André qui travaille près d’eux et a de bonnes places est venu passer près de nous la journée de dimanche dernier. Il se plait toujours bien à St Étienne de Châlons (c’était encore son avis plus de 50 ans après). Je suis rentré hier, assez désemparé. Que de tristesses je laisse derrière moi, ma femme, mes enfants…  c’est trop.

Impressions, Louis Guédet, Notaire et Juge de Paix à Reims. Récits et impressions de guerre d'un civil rémois 1914-1919, journal retranscrit par François-Xavier Guédet son petit-fils

Cardinal Luçon

Jeudi 15 – Nuit tranquille ; + 4°. Visite à l’ambulance de Sainte-Gene­viève.

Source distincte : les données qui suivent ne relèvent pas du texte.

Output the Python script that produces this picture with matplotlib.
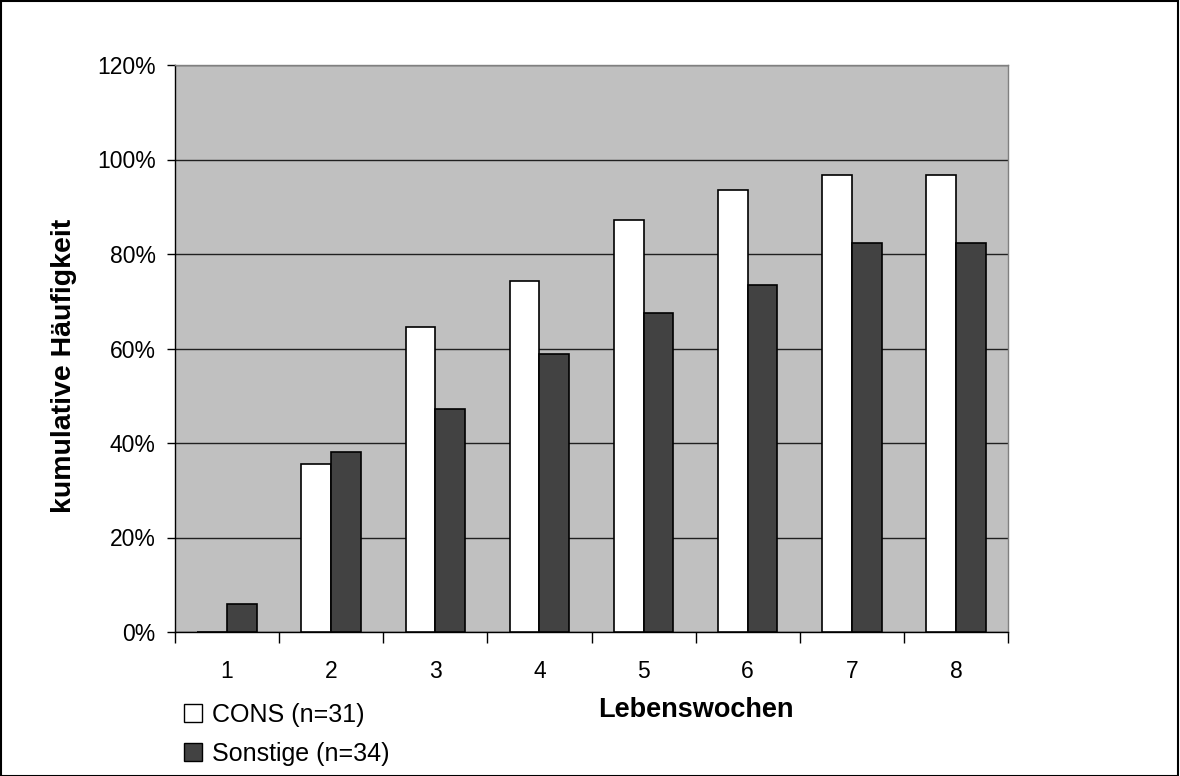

Aéros allemands : tir contre eux.

Cardinal Luçon dans son Journal de la Guerre 1914-1918, éd. par L’Académie Nationale de Reims – 1998 – TAR volume 173

Jeudi 15 mars

Au cours de la journée, nous avons continué à progresser à la grenade dans la région de Maisons-de-Champagne, malgré un violent bombardement de l’ennemi qui a fait usage d’obus lacrymogènes.

Sur la rive gauche de la Meuse, l’artillerie française a exécuté des tirs de destruction sur les organisations ennemies. Un observatoire a été détruit près de Montfaucon.

Sur le front belge, violente lutte de bombes dans la région de Steenstraete~Hetsas.

Les Anglais ont avancé leur ligne, au nord de l’Ancre, sur un front de 2500 mètres au sud-ouest et à l’ouest de Bapaume. Une nouvelle progression a été également réalisée sur un front d’environ 2 kilomètres au sud-ouest d’Achiet-Le-Petit. Les troupes britanniques ont pris possession d’environ 1000 mètres de tranchées au sud-ouest des Essarts {nord-ouest de Gommécourt).

Un raid ennemi au nord-est d’Arras n’a pu parvenir jusqu’à leurs lignes.

Nos alliés ont exécuté un coup de main sur les tranchées allemandes à l’est d’Armentières.

Le vapeur américain Algonquin a été torpillé par un sous-marin allemand. L’équipage a été sauvé.

La Chine a proclamé la rupture avec l’Allemagne.

Le général Lyautey, ministre de la Guerre, donne sa démission.